The preacher in the story I read had given up on life. Towards the beginning of his recovery, there was one night when he was lying there in the hospital and decided to stop living. This decision had a real, physiological effect. He started dying. His friend, who was also a preacher came and told him that he may have given up, but his friends were going to hold an all night prayer vigil and were not going to let him die. They did that, and miraculously, the preacher started getting better and completely recovered relatively quickly.

I know from experience that it sometimes feels like praying is futile. Sometimes prayers are answered, and sometimes they’re not, and we have no idea why. Sometimes our prayers are answered in ways we don’t understand; in ways that don’t really seem like answers at all. Sometimes we have to wait. Sometimes, even if our prayers are answered and we’re sure of it, we despair because of all the prayers (our own or not) that don’t get answered. Sometimes we despair because the world and its problems are very big and we are small.

I read a quote–by whom I forget–that said something along the lines of: hope and despair are not polar opposites. They are out of the same mold. The only difference is that hope holds on to something. Hope believes in some kind of future. Hope allows for love, while despair is weirdly narcissistic.

As individuals we are small, but together we are huge. Metaphysics suggest that all beings are interconnected in a mesh that is meant to work as one individual, or mechanism. Sociology suggests that humans are social animals that are happier and more productive when working and playing in groups. Religion suggests that we are meant to worship God together and work together to better the world.

So many times it seems that when people pray in groups, those prayers are answered. When people pray together, miracles happen. When people pray together, mountains get moved…. That’s not to say that individual prayers aren’t as powerful. God loves each individual person equally, and pays just as much attention to the lonely hiker lost in the mountains as he does to the mega churches on Sundays.

That being said, there seems to be some kind of power in numbers. I know that, for some reason, I find it easier to pray when I’m with other people. I also feel more genuine when I’m praying with other people. Sometimes when I’m praying by myself, I get distracted, or I don’t say what I really want or need to say. Sometimes I try to pray for something I know I should care about, but actually really sort of don’t.

A couple nights ago I had a dream. A knight was charged with the defense of the castle while the king was away. He was strong, and a good fighter, and fully capable of doing his job. However, he was not quite capable of dealing with a supernatural threat. At one point, a demon showed up in the castle and attacked the knight, nearly killing him. The knight said, “Please, have mercy on me.” The demon obliged, but said that the knight must leave the castle and that he would be forever shamed. The knight left and went to hide away in a dark place. Then he said, “Lord, let there be courage where there is fear; let there be strength where there is weakness; let there be love where love is lost; let there be faith where there is none.” I had not been a character in the dream up until that point, but then I came into the dream as kind of a spirit-thing, and gave him a hug.
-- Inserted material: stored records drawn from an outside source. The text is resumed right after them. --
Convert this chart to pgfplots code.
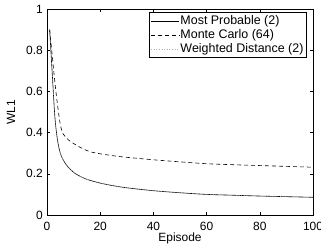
\documentclass[border=0pt]{standalone}
\usepackage{pgfplots}
\pgfplotsset{compat=1.18}
\usepackage{fontspec}
\setmainfont{Liberation Sans}
\begin{document}
\fontsize{12}{14}\selectfont
\begin{tikzpicture}[x=1bp,y=1bp]
\path[use as bounding box] (-47,-35) rectangle (274,215);
\begin{axis}[
  at={(0,0)}, anchor=south west,
  scale only axis, width=266bp, height=206bp,
  xmin=0, xmax=100, ymin=0, ymax=1,
  xtick={0,20,40,60,80,100}, ytick={0,0.2,0.4,0.6,0.8,1},
  tick align=inside, major tick length=3bp,
  axis line style={line width=0.9pt},
  every tick/.style={black, line width=0.5pt},
  /pgf/number format/assume math mode=true,
  ticklabel style={font=\fontsize{12}{14}\selectfont},
  xticklabel style={anchor=base, yshift=-15bp},
  xlabel={Episode}, ylabel={WL1},
  xlabel style={at={(axis description cs:0.5,0)}, anchor=base, yshift=-26bp},
  ylabel style={at={(axis description cs:-0.135,0.5)}, anchor=center},
  legend style={at={(0.975,0.985)}, anchor=north east, draw=black, line width=0.8pt,
    font=\fontsize{12.5}{13}\selectfont, inner sep=1.5pt, row sep=-1pt,
    cells={anchor=west}, nodes={inner xsep=1pt}},
  legend cell align=left,
  legend image code/.code={\draw[#1, line width=0.5pt] (0bp,0bp) -- (28bp,0bp);},
]
\addplot[black, line width=0.6pt, smooth] coordinates {
(1,0.90) (2,0.68) (3,0.47) (4,0.36) (5,0.30) (6,0.27) (7,0.248) (8,0.232) (10,0.207) (12,0.191) (15,0.173) (20,0.155) (25,0.142) (30,0.132) (40,0.118) (50,0.108) (60,0.100) (70,0.096) (80,0.092) (90,0.089) (100,0.086)};
\addlegendentry{Most Probable (2)}
\addplot[black, line width=0.6pt, dashed, dash pattern=on 4pt off 3pt, smooth] coordinates {
(1,0.90) (2,0.77) (3,0.64) (4,0.53) (5,0.44) (6,0.395) (8,0.365) (10,0.347) (13,0.325) (16,0.308) (20,0.297) (27,0.284) (30,0.280) (40,0.268) (50,0.258) (60,0.249) (70,0.244) (80,0.240) (90,0.236) (100,0.232)};
\addlegendentry{Monte Carlo (64)}
\addplot[gray!60, line width=0.6pt, dotted, smooth] coordinates {
(1,0.90) (2,0.68) (3,0.47) (4,0.36) (5,0.30) (6,0.27) (7,0.248) (8,0.232) (10,0.207) (12,0.191) (15,0.173) (20,0.155) (25,0.142) (30,0.132) (40,0.118) (50,0.108) (60,0.100) (70,0.096) (80,0.092) (90,0.089) (100,0.086)};
\addlegendentry{Weighted Distance (2)}
\end{axis}
\end{tikzpicture}
\end{document}
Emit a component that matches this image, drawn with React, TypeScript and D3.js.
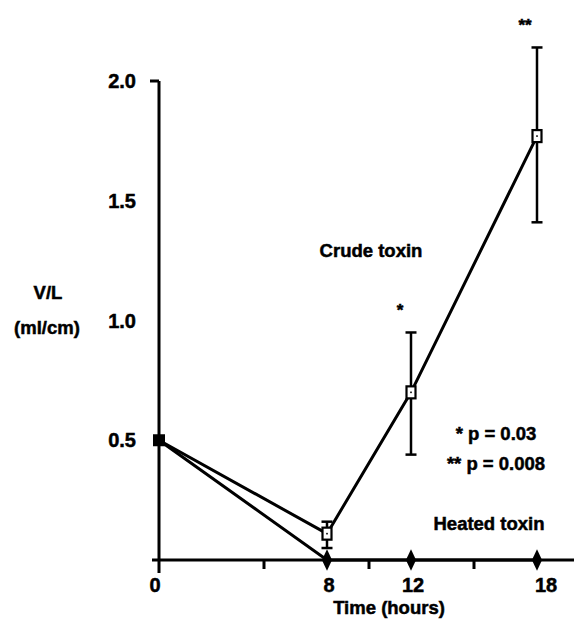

That was it.

I think his prayer was wicked good, and I’ve been using it when I can. I’m really not sure what my part meant. I guess I’ll leave you with that. That is my prayer for tonight; that there would be courage where there is fear; that there would be strength where there is weakness; that there would be love where love is lost; that there would be faith where there is none in this crazy world.

Because in my world guinea pigs can fly!